Pandas brings flexibility, a richer set of time series tools, and tight integration with Python’s data science ecosystem. It shines when you need to perform complex, multi-step transformations, work with data from multiple sources, or build end-to-end analytical pipelines that go beyond pure SQL capabilities.
The real question isn’t which is better, but which fits your specific workflow, infrastructure, and problem domain. Many data professionals find themselves using both: SQL for data extraction and initial aggregation where the data lives, and pandas for complex transformations and analysis in their application layer. Understanding the strengths of each approach allows you to make informed decisions about where to perform each operation in your data pipeline, ultimately leading to more efficient, maintainable, and performant solutions.

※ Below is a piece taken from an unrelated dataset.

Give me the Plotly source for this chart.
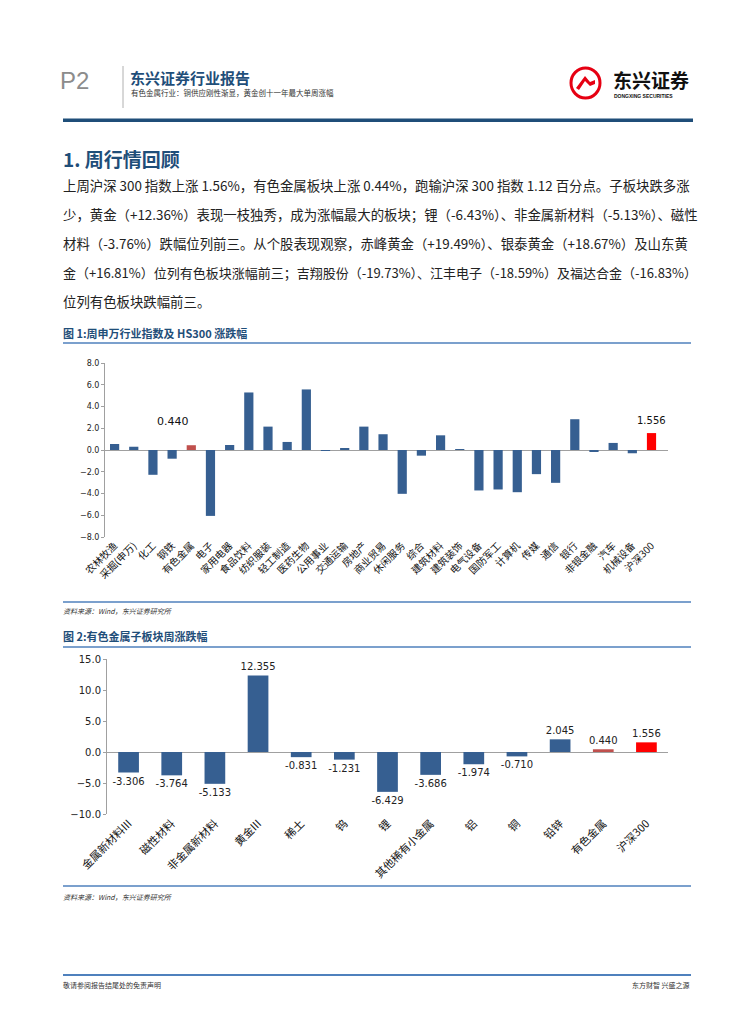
import plotly.graph_objects as go

# ---------------- data ----------------
ind_categories = ["农林牧渔", "采掘(申万)", "化工", "钢铁", "有色金属", "电子", "家用电器", "食品饮料",
                  "纺织服装", "轻工制造", "医药生物", "公用事业", "交通运输", "房地产", "商业贸易",
                  "休闲服务", "综合", "建筑材料", "建筑装饰", "电气设备", "国防军工", "计算机", "传媒",
                  "通信", "银行", "非银金融", "汽车", "机械设备", "沪深300"]
ind_values = [0.55, 0.30, -2.28, -0.80, 0.440, -6.06, 0.46, 5.29, 2.15, 0.74, 5.57, -0.05, 0.10,
              2.15, 1.45, -4.03, -0.52, 1.35, 0.02, -3.72, -3.63, -3.88, -2.22, -3.02, 2.83, -0.10,
              0.65, -0.30, 1.556]
ind_ticks = [-8, -6, -4, -2, 0, 2, 4, 6, 8]

sub_categories = ["金属新材料III", "磁性材料", "非金属新材料", "黄金III", "稀土", "钨", "锂",
                  "其他稀有小金属", "铝", "铜", "铅锌", "有色金属", "沪深300"]
sub_values = [-3.306, -3.764, -5.133, 12.355, -0.831, -1.231, -6.429, -3.686, -1.974, -0.710,
              2.045, 0.440, 1.556]
sub_ticks = [-10, -5, 0, 5, 10, 15]

body_lines = [
    "上周沪深 300 指数上涨 1.56%，有色金属板块上涨 0.44%，跑输沪深 300 指数 1.12 百分点。子板块跌多涨",
    "少，黄金（+12.36%）表现一枝独秀，成为涨幅最大的板块；锂（-6.43%）、非金属新材料（-5.13%）、磁性",
    "材料（-3.76%）跌幅位列前三。从个股表现观察，赤峰黄金（+19.49%）、银泰黄金（+18.67%）及山东黄",
    "金（+16.81%）位列有色板块涨幅前三；吉翔股份（-19.73%）、江丰电子（-18.59%）及福达合金（-16.83%）",
    "位列有色板块跌幅前三。",
]
body_sizes = [13.4, 13.4, 13.4, 13.0, 13.4]

# ---------------- styles ----------------
W, H = 755, 1024
OX, OY = 8, 8  # page body margin of the html document
CJK = "Noto Sans CJK SC"
BLUE = "#365f91"
DARK = "#1f4e79"
LINE = "#4f81bd"
AXIS = "#a0a0a0"


def colour(cat):
    if cat == "有色金属":
        return "#c0504d"
    if cat == "沪深300":
        return "#ff0000"
    return BLUE


def px(x):
    return (x - OX) / W


def py(y):
    return 1 - (y - OY) / H


fig = go.Figure()

fig.add_trace(go.Bar(x=ind_categories, y=ind_values, xaxis="x", yaxis="y",
                     marker=dict(color=[colour(c) for c in ind_categories], line=dict(width=0)),
                     showlegend=False, hoverinfo="x+y"))

fig.add_trace(go.Bar(x=sub_categories, y=sub_values, xaxis="x2", yaxis="y2",
                     marker=dict(color=[colour(c) for c in sub_categories], line=dict(width=0)),
                     text=[f"{v:.3f}" for v in sub_values], textposition="outside",
                     constraintext="none",
                     textfont=dict(family="DejaVu Sans", size=10, color="#222"),
                     cliponaxis=False, showlegend=False, hoverinfo="x+y"))

axis_common = dict(showgrid=False, zeroline=False, automargin=False)


def boundary_axis(n, overlay, y_zero_px):
    # small tick marks on the zero line between categories
    return dict(overlaying=overlay, anchor="free", position=py(y_zero_px), side="bottom",
                range=[-0.5, n - 0.5], tickvals=[i + 0.5 for i in range(-1, n)],
                showticklabels=False, ticks="outside", ticklen=3, tickcolor=AXIS,
                showline=False, showgrid=False, zeroline=False, automargin=False,
                fixedrange=True)


fig.update_layout(
    width=W, height=H, margin=dict(l=0, r=0, t=0, b=0, pad=0, autoexpand=False),
    paper_bgcolor="white", plot_bgcolor="white",
    bargap=0.52,
    xaxis=dict(domain=[px(105), px(668)], anchor="y", **axis_common, showline=False,
               tickangle=-45, ticks="", tickfont=dict(family=CJK, size=10, color="#111"),
               fixedrange=True),
    yaxis=dict(domain=[py(537), py(363)], anchor="x", range=[-8, 8], tickvals=ind_ticks,
               tickformat=".1f", showgrid=False, zeroline=True, zerolinecolor=AXIS,
               zerolinewidth=1, showline=True, linecolor=AXIS, ticks="outside", ticklen=3,
               tickcolor=AXIS, automargin=False,
               tickfont=dict(family="DejaVu Sans", size=8, color="#222")),
    xaxis2=dict(domain=[px(107), px(668)], anchor="y2", **axis_common, showline=False,
                tickangle=-45, ticks="", tickfont=dict(family=CJK, size=11, color="#111")),
    yaxis2=dict(domain=[py(814), py(659)], anchor="x2", range=[-10, 15], tickvals=sub_ticks,
                tickformat=".1f", showgrid=False, zeroline=True, zerolinecolor=AXIS,
                zerolinewidth=1, showline=True, linecolor=AXIS, ticks="outside", ticklen=3,
                tickcolor=AXIS, automargin=False,
                tickfont=dict(family="DejaVu Sans", size=10, color="#222")),
    xaxis3=boundary_axis(len(ind_categories), "x", 450),
    xaxis4=boundary_axis(len(sub_categories), "x2", 752),
)

shapes = []
ann = []


def hline(y, x0, x1, color, width):
    shapes.append(dict(type="line", xref="paper", yref="paper", x0=px(x0), x1=px(x1),
                       y0=py(y), y1=py(y), line=dict(color=color, width=width)))


def text(x, y, s, size, color="#222", bold=False, family=CJK, xanchor="left", italic=False):
    if bold:
        s = f"<b>{s}</b>"
    if italic:
        s = f"<i>{s}</i>"
    ann.append(dict(xref="paper", yref="paper", x=px(x), y=py(y), text=s, showarrow=False,
                    xanchor=xanchor, yanchor="middle",
                    font=dict(family=family, size=size, color=color)))


# header
text(58, 80, "P2", 24, color="#8c8c8c", family="Liberation Sans")
shapes.append(dict(type="line", xref="paper", yref="paper", x0=px(123), x1=px(123),
                   y0=py(66), y1=py(108), line=dict(color="#b0b0b0", width=1)))
text(128, 77, "东兴证券行业报告", 15, color=DARK, bold=True)
text(129, 92, "有色金属行业：铜供应刚性渐显，黄金创十一年最大单周涨幅", 7.5, color="#333")
# logo
shapes.append(dict(type="circle", xref="paper", yref="paper", x0=px(571), x1=px(600),
                   y0=py(98), y1=py(68), line=dict(color="#e60012", width=3), fillcolor="white"))
shapes.append(dict(type="path", xref="paper", yref="paper",
                   path=f"M {px(576)} {py(88)} L {px(585)} {py(76)} L {px(590)} {py(82)} "
                        f"L {px(595)} {py(80)} L {px(595)} {py(84)} L {px(590)} {py(86)} "
                        f"L {px(585)} {py(81)} L {px(579)} {py(90)} Z",
                   fillcolor="#e60012", line=dict(width=0)))
text(611, 79, "东兴证券", 19, color="#111", bold=True)
text(612, 96, "DONGXING SECURITIES", 5, color="#111", family="Liberation Sans", bold=True)
shapes.append(dict(type="rect", xref="paper", yref="paper", x0=px(63), x1=px(693),
                   y0=py(122), y1=py(118.5), fillcolor=DARK, line=dict(width=0)))

# section heading & body
text(61, 158, "1. 周行情回顾", 19, color=DARK, bold=True)
for i, line in enumerate(body_lines):
    text(61, 185 + 29 * i, line, body_sizes[i], color="#222")

# figure 1 header
text(61, 333, "图 1:周申万行业指数及 HS300 涨跌幅", 11, color=DARK, bold=True)
hline(343, 63, 691, LINE, 1.5)
# chart 1 data labels
ann.append(dict(xref="x", yref="y", x=ind_categories[4], y=ind_values[4],
                text=f"{ind_values[4]:.3f}", showarrow=False, yshift=24, xshift=-18,
                font=dict(family="DejaVu Sans", size=11, color="#111")))
ann.append(dict(xref="x", yref="y", x=ind_categories[-1], y=ind_values[-1],
                text=f"{ind_values[-1]:.3f}", showarrow=False, yshift=13,
                font=dict(family="DejaVu Sans", size=10, color="#111")))

hline(602, 63, 691, LINE, 1.5)
text(61, 611, "资料来源：Wind，东兴证券研究所", 7, color="#333", italic=True)

# figure 2 header
text(61, 636, "图 2:有色金属子板块周涨跌幅", 11, color=DARK, bold=True)
hline(647, 63, 691, LINE, 1.5)

hline(886, 63, 691, LINE, 1.5)
text(61, 897, "资料来源：Wind，东兴证券研究所", 7, color="#333", italic=True)

# footer
hline(975, 63, 691, LINE, 2)
text(61, 985, "敬请参阅报告结尾处的免责声明", 7, color="#333")
text(692, 985, "东方财智 兴盛之源", 7, color="#333", xanchor="right")

fig.update_layout(shapes=shapes, annotations=ann)

fig.write_html("out.html")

As data workflows become increasingly hybrid—spanning databases, data lakes, cloud services, and local computing environments—the ability to fluidly move between SQL and pandas operations becomes a valuable skill. Rather than viewing this as a debate with a winner, we should see it as an opportunity to leverage the right tool at the right time, building more robust and flexible data systems that can adapt to changing requirements and growing scale.